I’d like to emphasize that up until the concluding 30 minutes of the final act, that this film has stayed solely grounded in reality. Anything strange that happened in the film is explained away easily as a common misunderstanding or simply something that can just happen. This includes cell phones not working properly, mysterious noises or voices, shadowy figures, etc. I went into this movie having only seen a single trailer for it a few weeks prior. I knew that with A24 I could be getting myself into anything, including a real fart of a film. But the last 30 minutes of this movie is comparable to having a nice long hot shower for about an hour and then suddenly someone dumps a bucket of ice water over your head and sends a shock into your core. You’re going to be fine, but you didn’t see it coming, and you kind of liked it… SPOILERS AHEAD.

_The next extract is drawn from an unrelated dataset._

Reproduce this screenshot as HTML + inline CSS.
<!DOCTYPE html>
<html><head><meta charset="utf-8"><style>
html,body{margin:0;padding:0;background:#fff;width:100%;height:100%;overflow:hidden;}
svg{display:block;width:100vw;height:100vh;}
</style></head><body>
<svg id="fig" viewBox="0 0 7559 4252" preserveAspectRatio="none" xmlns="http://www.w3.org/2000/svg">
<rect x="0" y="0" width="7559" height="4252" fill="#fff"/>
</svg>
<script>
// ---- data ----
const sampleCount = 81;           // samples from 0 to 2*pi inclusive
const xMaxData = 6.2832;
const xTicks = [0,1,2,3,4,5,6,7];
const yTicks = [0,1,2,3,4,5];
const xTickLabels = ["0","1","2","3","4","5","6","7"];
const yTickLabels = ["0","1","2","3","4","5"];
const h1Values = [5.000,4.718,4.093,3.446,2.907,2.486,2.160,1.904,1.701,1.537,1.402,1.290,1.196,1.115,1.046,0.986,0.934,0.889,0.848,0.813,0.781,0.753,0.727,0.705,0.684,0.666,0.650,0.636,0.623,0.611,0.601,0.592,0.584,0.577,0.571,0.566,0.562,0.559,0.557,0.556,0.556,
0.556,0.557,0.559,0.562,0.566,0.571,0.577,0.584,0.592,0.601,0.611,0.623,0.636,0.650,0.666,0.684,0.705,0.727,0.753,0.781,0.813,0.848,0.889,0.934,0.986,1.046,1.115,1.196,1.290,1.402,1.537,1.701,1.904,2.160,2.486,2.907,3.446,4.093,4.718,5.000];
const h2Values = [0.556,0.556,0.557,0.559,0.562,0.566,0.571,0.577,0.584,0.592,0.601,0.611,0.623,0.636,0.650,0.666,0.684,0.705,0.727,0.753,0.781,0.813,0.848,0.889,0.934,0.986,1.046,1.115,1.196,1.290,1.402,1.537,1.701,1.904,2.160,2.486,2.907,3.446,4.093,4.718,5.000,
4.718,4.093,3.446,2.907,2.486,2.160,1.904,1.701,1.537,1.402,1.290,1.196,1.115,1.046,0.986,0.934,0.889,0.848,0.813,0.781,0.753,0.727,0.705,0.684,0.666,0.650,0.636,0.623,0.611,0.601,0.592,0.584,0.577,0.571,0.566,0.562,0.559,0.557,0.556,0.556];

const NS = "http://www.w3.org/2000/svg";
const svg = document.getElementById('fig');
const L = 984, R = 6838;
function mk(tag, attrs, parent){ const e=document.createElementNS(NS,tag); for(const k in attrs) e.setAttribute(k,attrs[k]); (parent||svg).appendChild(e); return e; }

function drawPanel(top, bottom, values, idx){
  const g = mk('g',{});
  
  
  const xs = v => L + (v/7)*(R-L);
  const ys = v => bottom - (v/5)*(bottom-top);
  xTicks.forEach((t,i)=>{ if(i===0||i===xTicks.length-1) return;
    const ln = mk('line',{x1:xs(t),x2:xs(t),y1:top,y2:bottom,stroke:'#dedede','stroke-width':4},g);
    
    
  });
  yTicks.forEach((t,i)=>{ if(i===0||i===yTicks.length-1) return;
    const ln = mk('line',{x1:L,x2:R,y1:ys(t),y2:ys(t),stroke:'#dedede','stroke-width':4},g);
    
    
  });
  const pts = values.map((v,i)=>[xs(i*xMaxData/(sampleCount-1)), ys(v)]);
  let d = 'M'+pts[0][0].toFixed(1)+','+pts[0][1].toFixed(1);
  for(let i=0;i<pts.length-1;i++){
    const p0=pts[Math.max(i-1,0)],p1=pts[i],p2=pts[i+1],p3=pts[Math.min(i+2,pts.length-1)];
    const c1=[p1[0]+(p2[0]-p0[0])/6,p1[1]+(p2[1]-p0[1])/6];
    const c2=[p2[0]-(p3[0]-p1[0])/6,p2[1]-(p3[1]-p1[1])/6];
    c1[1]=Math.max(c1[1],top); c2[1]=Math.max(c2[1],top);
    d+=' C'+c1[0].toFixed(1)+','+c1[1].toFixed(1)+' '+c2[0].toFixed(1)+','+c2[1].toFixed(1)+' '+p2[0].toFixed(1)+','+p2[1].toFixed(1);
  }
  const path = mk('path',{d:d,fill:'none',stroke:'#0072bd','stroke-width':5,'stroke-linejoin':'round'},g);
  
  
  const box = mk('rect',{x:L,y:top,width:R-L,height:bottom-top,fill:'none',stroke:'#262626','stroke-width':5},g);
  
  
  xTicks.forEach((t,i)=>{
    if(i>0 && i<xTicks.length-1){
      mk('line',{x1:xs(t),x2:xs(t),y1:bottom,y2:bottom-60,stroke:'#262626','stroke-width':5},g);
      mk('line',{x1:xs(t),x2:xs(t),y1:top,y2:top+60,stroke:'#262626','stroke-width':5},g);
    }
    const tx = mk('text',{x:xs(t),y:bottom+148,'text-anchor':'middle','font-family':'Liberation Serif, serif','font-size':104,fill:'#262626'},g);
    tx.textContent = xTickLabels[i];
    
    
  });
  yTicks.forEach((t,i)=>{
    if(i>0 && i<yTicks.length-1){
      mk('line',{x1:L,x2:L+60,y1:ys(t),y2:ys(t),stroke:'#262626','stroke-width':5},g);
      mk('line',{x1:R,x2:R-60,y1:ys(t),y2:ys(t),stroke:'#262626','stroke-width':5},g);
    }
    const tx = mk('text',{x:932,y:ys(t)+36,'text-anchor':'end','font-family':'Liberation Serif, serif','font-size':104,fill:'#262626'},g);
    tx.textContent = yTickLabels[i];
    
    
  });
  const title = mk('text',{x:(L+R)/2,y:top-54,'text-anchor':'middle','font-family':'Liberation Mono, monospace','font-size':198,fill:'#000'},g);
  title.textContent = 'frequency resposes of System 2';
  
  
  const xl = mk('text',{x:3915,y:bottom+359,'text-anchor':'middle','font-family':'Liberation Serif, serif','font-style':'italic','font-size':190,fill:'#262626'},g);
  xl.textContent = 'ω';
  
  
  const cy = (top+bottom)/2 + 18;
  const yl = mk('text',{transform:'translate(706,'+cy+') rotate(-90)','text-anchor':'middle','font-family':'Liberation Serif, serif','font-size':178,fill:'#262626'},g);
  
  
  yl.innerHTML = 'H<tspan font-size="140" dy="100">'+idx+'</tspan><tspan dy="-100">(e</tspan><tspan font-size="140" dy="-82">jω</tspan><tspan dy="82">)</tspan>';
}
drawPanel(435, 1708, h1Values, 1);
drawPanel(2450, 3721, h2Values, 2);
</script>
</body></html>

Body horror and man vagina butthole birthing! The last 30 minutes of this film is some of the most intense, disturbing, biblical end times what the fuck stuff I have seen in a long, long time. The lines between practical effects and CGI were perfectly blurred and you feel every single rip and tearing of flesh that happens. I’m not going to say what happens to who or how, you just need to see it for yourself. I called this a SPOILER because unless you know that the last 30 minutes of this film is John Carpenter’s The THING level body horror and gore, you will not see it coming. This movie could have easily been a drama thriller about a woman’s recovery from her abusive husband’s suicide in a toxic masculine world where she finds the strength to overcome and conquer, ala “I am woman, hear me roar.” It did that, to a degree, but in a way that made it entertaining for everyone involved. It was what I would say was a rewarding payoff of which we rarely see in a lot of movies these days, let alone theatrical releases. Maybe this is why movies used to be rated R? I don’t remember how Dr. Strange ended, I wasn’t there. It probably had a CGI monster that fought with Dr. Strange and the Olsen Twins sane older sister while diabetic children sip large cups of hot butter flavoring in the audience.
Writers note: I like Marvel movies, I’ve seen 24 of them and 4 of their TV shows. I just wasn’t in the mood for Dr. Strange and I don’t believe in refunding movies, so I just left. I hear it’s actually pretty good and when it makes its way to streaming, I’ll probably watch it while I write my review about Downtown Abbey.